--- BEGIN Recorded data ---

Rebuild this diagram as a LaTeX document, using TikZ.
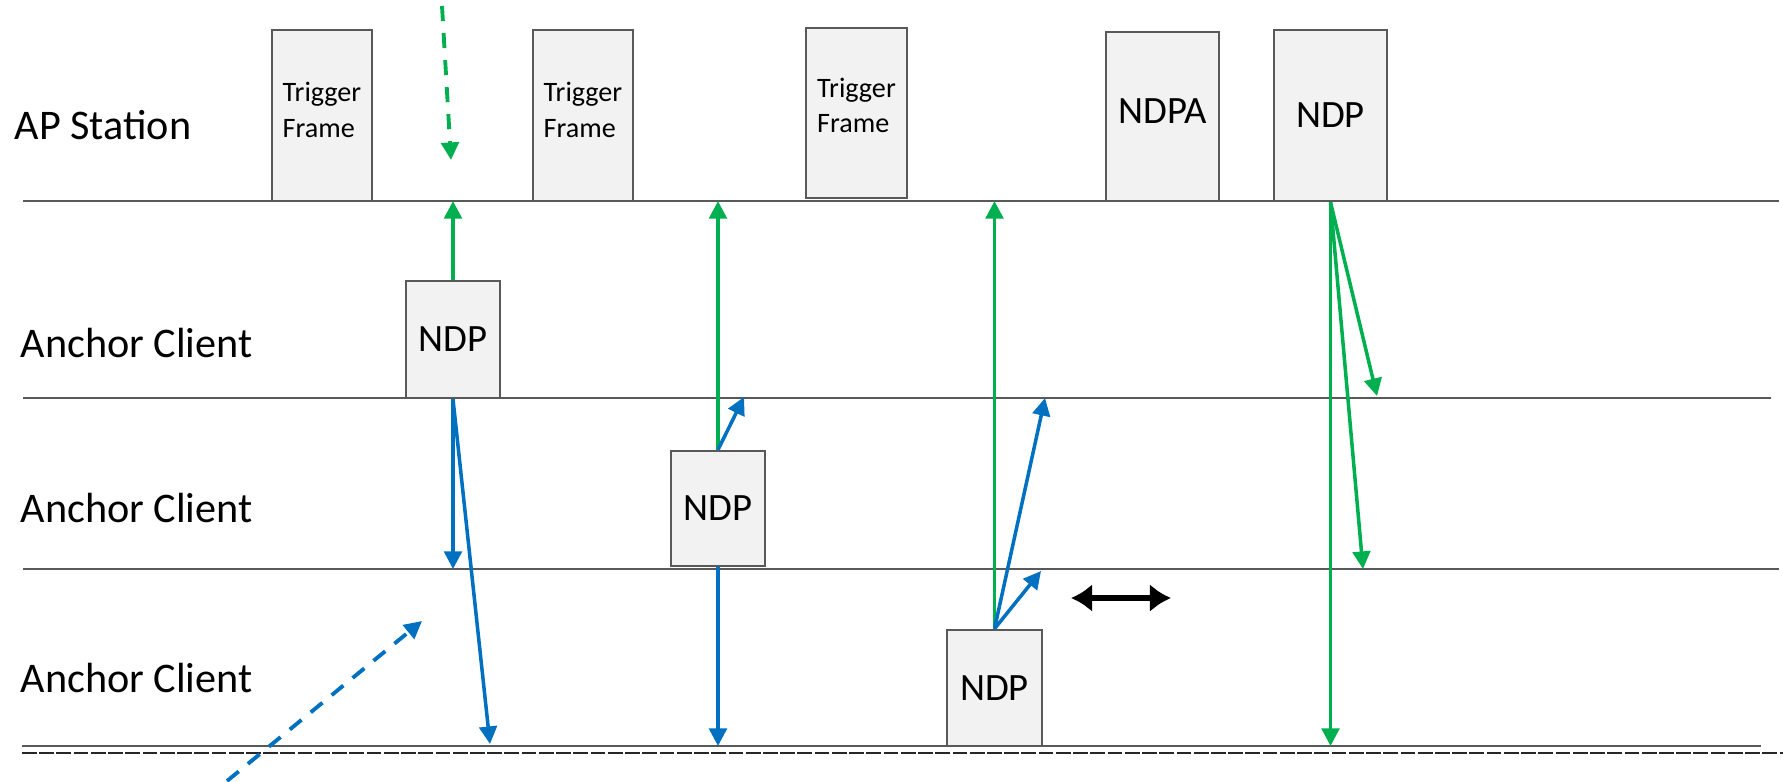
\documentclass[tikz,border=0pt]{standalone}
\usepackage{fontspec}
\setmainfont{Carlito}
\usetikzlibrary{arrows.meta}
\definecolor{sigGreen}{RGB}{0,176,80}
\definecolor{sigBlue}{RGB}{0,112,192}
\definecolor{laneGray}{RGB}{89,89,89}
\definecolor{pktFill}{RGB}{242,242,242}

\begin{document}
\begin{tikzpicture}[x=0.01cm,y=-0.01cm,
    pktbox/.style={draw=laneGray, line width=0.7pt, fill=pktFill, inner sep=0pt},
    lane/.style={laneGray, line width=0.6pt},
    lanelbl/.style={anchor=west, inner sep=0pt, font=\fontsize{12}{14}\selectfont},
    tftext/.style={font=\fontsize{8}{10}\selectfont, align=left, inner sep=0pt},
    ndptext/.style={font=\fontsize{11}{13}\selectfont},
    grn/.style={sigGreen, line width=1pt, -{Triangle[length=5pt,width=5pt]}},
    blu/.style={sigBlue, line width=1pt, -{Triangle[length=5pt,width=5pt]}},
    hint/.style={line width=1.1pt, dash pattern=on 4.3pt off 3.4pt, -{Triangle[length=5pt,width=5pt]}},
    spread/.style={black, line width=1.6pt, {Latex[length=6pt,width=8pt]}-{Latex[length=6pt,width=8pt]}}
]
    \useasboundingbox (0,0) rectangle (1783,781);

    \coordinate (apW) at (23,201);  \coordinate (apE) at (1779,201);
    \coordinate (acAW) at (23,398); \coordinate (acAE) at (1771,398);
    \coordinate (acBW) at (23,569); \coordinate (acBE) at (1779,569);
    \coordinate (acCW) at (22,746); \coordinate (acCE) at (1761,746);
    \coordinate (dotW) at (22,753); \coordinate (dotE) at (1783,753);

    \draw[lane] (apW) -- (apE);
    \draw[lane] (acAW) -- (acAE);
    \draw[lane] (acBW) -- (acBE);
    \draw[lane] (acCW) -- (acCE);
    \draw[black!85, line width=0.4pt, dash pattern=on 4.2pt off 0.7pt] (dotW) -- (dotE);

    \node[lanelbl] (apLbl) at (14,125) {AP Station};
    \node[lanelbl] (acALbl) at (20,343) {Anchor Client};
    \node[lanelbl] (acBLbl) at (20,508) {Anchor Client};
    \node[lanelbl] (acCLbl) at (20,678) {Anchor Client};

    \node[pktbox, minimum width=1cm, minimum height=1.71cm] (tfA) at (322,115.5) {};
    \node[pktbox, minimum width=1cm, minimum height=1.71cm] (tfB) at (583,115.5) {};
    \node[pktbox, minimum width=1.01cm, minimum height=1.70cm] (tfC) at (856.5,113) {};
    \node[tftext] (tfAtxt) at (322,110) {Trigger\\Frame};
    \node[tftext] (tfBtxt) at (583,110) {Trigger\\Frame};
    \node[tftext] (tfCtxt) at (856.5,105) {Trigger\\Frame};
    \node[pktbox, minimum width=1.13cm, minimum height=1.69cm] (ndpa) at (1162.5,116.5) {};
    \node[ndptext] (ndpaTxt) at (1162.5,111) {NDPA};
    \node[pktbox, ndptext, minimum width=1.13cm, minimum height=1.71cm] (ndpT) at (1330.5,115.5) {NDP};

    \node[pktbox, ndptext, minimum width=0.94cm, minimum height=1.17cm] (ndpA) at (453,339.5) {NDP};
    \node[pktbox, ndptext, minimum width=0.94cm, minimum height=1.15cm] (ndpB) at (718,508.5) {NDP};
    \node[pktbox, ndptext, minimum width=0.95cm, minimum height=1.16cm] (ndpC) at (994.5,688) {NDP};

    \coordinate (bA2) at (490,744);
    \coordinate (bB1) at (744,397);
    \coordinate (bC1) at (1045,398);
    \coordinate (bC2) at (1041,571);
    \coordinate (gT1) at (1377,396);
    \coordinate (gT2) at (1363,569);
    \coordinate (hintGs) at (442,6);   \coordinate (hintGe) at (451,160);
    \coordinate (hintBs) at (227,781); \coordinate (hintBe) at (422,621);
    \coordinate (sprL) at (1071,598);  \coordinate (sprR) at (1171,598);

    \draw[grn] (ndpA.north) -- (ndpA.north |- apW);
    \draw[grn] (ndpB.north) -- (ndpB.north |- apW);
    \draw[grn] (ndpC.north) -- (ndpC.north |- apW);
    \draw[grn] (ndpT.south) -- (gT1);
    \draw[grn] (ndpT.south) -- (gT2);
    \draw[grn] (ndpT.south) -- (ndpT.south |- acCW);

    \draw[blu] (ndpA.south) -- (ndpA.south |- acBW);
    \draw[blu] (ndpA.south) -- (bA2);
    \draw[blu] (ndpB.north) -- (bB1);
    \draw[blu] (ndpB.south) -- (ndpB.south |- acCW);
    \draw[blu] (ndpC.north) -- (bC1);
    \draw[blu] (ndpC.north) -- (bC2);

    \draw[hint, sigGreen] (hintGs) -- (hintGe);
    \draw[hint, sigBlue] (hintBs) -- (hintBe);

    \draw[spread] (sprL) -- (sprR);
\end{tikzpicture}
\end{document}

--- END Recorded data ---

Problem details:
Reproduce exactly the run of lines that opens the listing and closes with the line holding "(0,0) rectangle (1783,781);". Pictures are excluded.

Problem solution:
Rebuild this diagram as a LaTeX document, using TikZ.
\documentclass[tikz,border=0pt]{standalone}
\usepackage{fontspec}
\setmainfont{Carlito}
\usetikzlibrary{arrows.meta}
\definecolor{sigGreen}{RGB}{0,176,80}
\definecolor{sigBlue}{RGB}{0,112,192}
\definecolor{laneGray}{RGB}{89,89,89}
\definecolor{pktFill}{RGB}{242,242,242}

\begin{document}
\begin{tikzpicture}[x=0.01cm,y=-0.01cm,
    pktbox/.style={draw=laneGray, line width=0.7pt, fill=pktFill, inner sep=0pt},
    lane/.style={laneGray, line width=0.6pt},
    lanelbl/.style={anchor=west, inner sep=0pt, font=\fontsize{12}{14}\selectfont},
    tftext/.style={font=\fontsize{8}{10}\selectfont, align=left, inner sep=0pt},
    ndptext/.style={font=\fontsize{11}{13}\selectfont},
    grn/.style={sigGreen, line width=1pt, -{Triangle[length=5pt,width=5pt]}},
    blu/.style={sigBlue, line width=1pt, -{Triangle[length=5pt,width=5pt]}},
    hint/.style={line width=1.1pt, dash pattern=on 4.3pt off 3.4pt, -{Triangle[length=5pt,width=5pt]}},
    spread/.style={black, line width=1.6pt, {Latex[length=6pt,width=8pt]}-{Latex[length=6pt,width=8pt]}}
]
    \useasboundingbox (0,0) rectangle (1783,781);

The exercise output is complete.